Would you write out the listing verbatim and skip every picture in it?
---- AVAILABLE DATA
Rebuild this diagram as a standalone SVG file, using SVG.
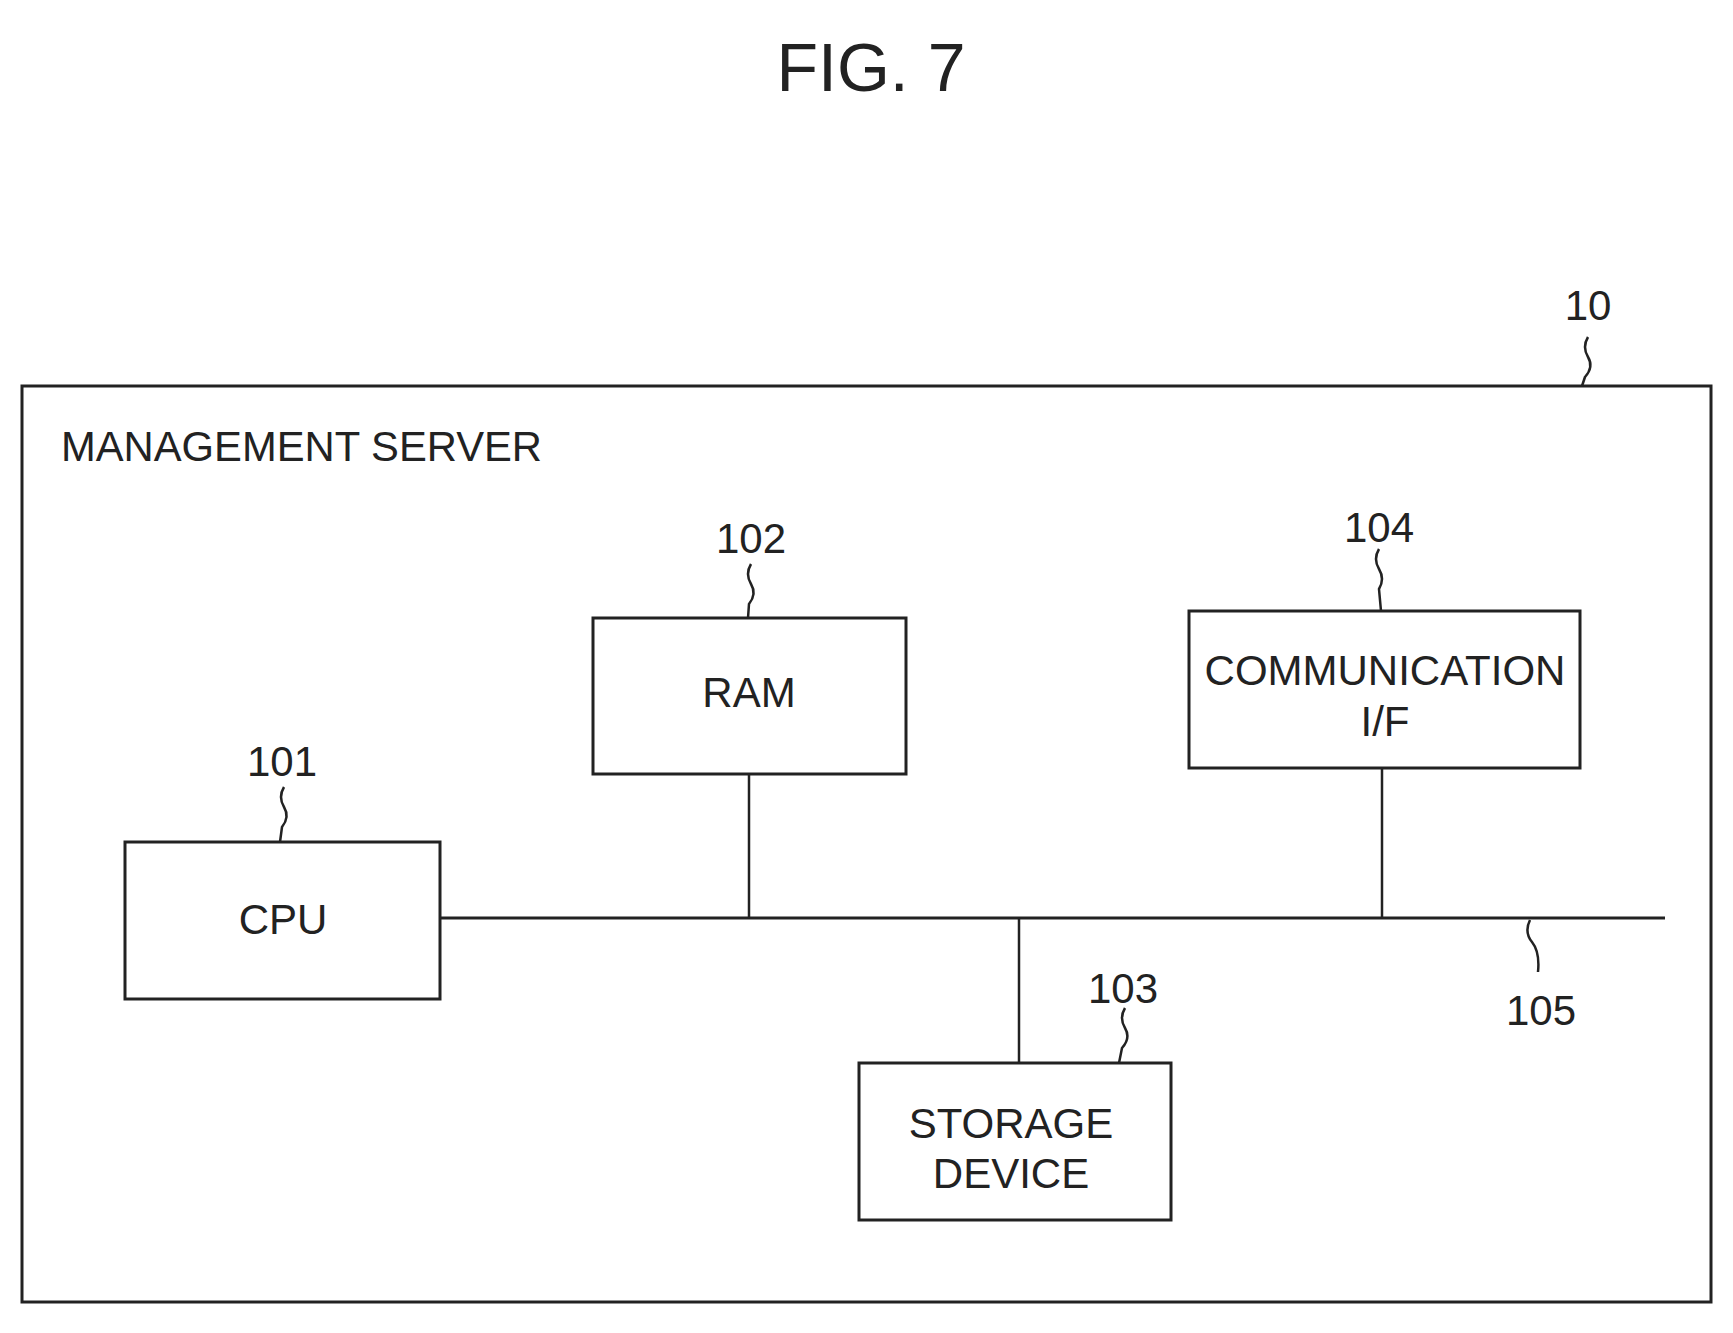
<svg xmlns="http://www.w3.org/2000/svg" width="1733" height="1333" viewBox="0 0 1733 1333">
<style>
text{font-family:"Liberation Sans",Arial,sans-serif;fill:#222;text-anchor:middle}
.b{fill:none;stroke:#222;stroke-width:3}
.l{fill:none;stroke:#222;stroke-width:2.5}
.t{font-size:42px}
.n{font-size:42px}
</style>
<rect width="1733" height="1333" fill="#fff"/>
<text x="871" y="91" style="font-size:68px">FIG. 7</text>
<g id="server">
<rect class="b" x="22" y="386" width="1689" height="916"/>
<text class="t" x="61" y="461" style="text-anchor:start" textLength="481" lengthAdjust="spacingAndGlyphs">MANAGEMENT SERVER</text>
<text class="n" x="1588" y="320">10</text>
<path class="l" d="M1588,337 q-6,10 0,20 q6,10 -3,20 l-3,9"/>
</g>
<g id="cpu">
<rect class="b" x="125" y="842" width="315" height="157"/>
<text class="t" x="283" y="934">CPU</text>
<text class="n" x="282" y="776">101</text>
<path class="l" d="M284,787 q-6,10 0,20 q6,10 -2,20 l-2,15"/>
</g>
<g id="ram">
<rect class="b" x="593" y="618" width="313" height="156"/>
<text class="t" x="749" y="707">RAM</text>
<text class="n" x="751" y="553">102</text>
<path class="l" d="M751,564 q-6,10 0,20 q6,10 -2,20 l-1,14"/>
</g>
<g id="storage">
<rect class="b" x="859" y="1063" width="312" height="157"/>
<text class="t" x="1011" y="1138">STORAGE</text>
<text class="t" x="1011" y="1188">DEVICE</text>
<text class="n" x="1123" y="1003">103</text>
<path class="l" d="M1125,1008 q-6,10 0,20 q6,10 -3,20 l-3,15"/>
</g>
<g id="comm">
<rect class="b" x="1189" y="611" width="391" height="157"/>
<text class="t" x="1385" y="685">COMMUNICATION</text>
<text class="t" x="1385" y="736">I/F</text>
<text class="n" x="1379" y="542">104</text>
<path class="l" d="M1379,549 q-6,10 0,20 q6,10 0,20 l2,22"/>
</g>
<g id="connectors">
<line class="b" x1="440" y1="918" x2="1665" y2="918"/>
<line class="l" x1="749" y1="774" x2="749" y2="918"/>
<line class="l" x1="1382" y1="768" x2="1382" y2="918"/>
<line class="l" x1="1019" y1="918" x2="1019" y2="1063"/>
<path class="l" d="M1530,920 q-6,12 2,22 q8,10 6,30"/>
<text class="n" x="1541" y="1025">105</text>
</g>
</svg>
--------
COMPLETE OUTPUT:
Rebuild this diagram as a standalone SVG file, using SVG.
<svg xmlns="http://www.w3.org/2000/svg" width="1733" height="1333" viewBox="0 0 1733 1333">
<style>
text{font-family:"Liberation Sans",Arial,sans-serif;fill:#222;text-anchor:middle}
.b{fill:none;stroke:#222;stroke-width:3}
.l{fill:none;stroke:#222;stroke-width:2.5}
.t{font-size:42px}
.n{font-size:42px}
</style>
<rect width="1733" height="1333" fill="#fff"/>
<text x="871" y="91" style="font-size:68px">FIG. 7</text>
<g id="server">
<rect class="b" x="22" y="386" width="1689" height="916"/>
<text class="t" x="61" y="461" style="text-anchor:start" textLength="481" lengthAdjust="spacingAndGlyphs">MANAGEMENT SERVER</text>
<text class="n" x="1588" y="320">10</text>
<path class="l" d="M1588,337 q-6,10 0,20 q6,10 -3,20 l-3,9"/>
</g>
<g id="cpu">
<rect class="b" x="125" y="842" width="315" height="157"/>
<text class="t" x="283" y="934">CPU</text>
<text class="n" x="282" y="776">101</text>
<path class="l" d="M284,787 q-6,10 0,20 q6,10 -2,20 l-2,15"/>
</g>
<g id="ram">
<rect class="b" x="593" y="618" width="313" height="156"/>
<text class="t" x="749" y="707">RAM</text>
<text class="n" x="751" y="553">102</text>
<path class="l" d="M751,564 q-6,10 0,20 q6,10 -2,20 l-1,14"/>
</g>
<g id="storage">
<rect class="b" x="859" y="1063" width="312" height="157"/>
<text class="t" x="1011" y="1138">STORAGE</text>
<text class="t" x="1011" y="1188">DEVICE</text>
<text class="n" x="1123" y="1003">103</text>
<path class="l" d="M1125,1008 q-6,10 0,20 q6,10 -3,20 l-3,15"/>
</g>
<g id="comm">
<rect class="b" x="1189" y="611" width="391" height="157"/>
<text class="t" x="1385" y="685">COMMUNICATION</text>
<text class="t" x="1385" y="736">I/F</text>
<text class="n" x="1379" y="542">104</text>
<path class="l" d="M1379,549 q-6,10 0,20 q6,10 0,20 l2,22"/>
</g>
<g id="connectors">
<line class="b" x1="440" y1="918" x2="1665" y2="918"/>
<line class="l" x1="749" y1="774" x2="749" y2="918"/>
<line class="l" x1="1382" y1="768" x2="1382" y2="918"/>
<line class="l" x1="1019" y1="918" x2="1019" y2="1063"/>
<path class="l" d="M1530,920 q-6,12 2,22 q8,10 6,30"/>
<text class="n" x="1541" y="1025">105</text>
</g>
</svg>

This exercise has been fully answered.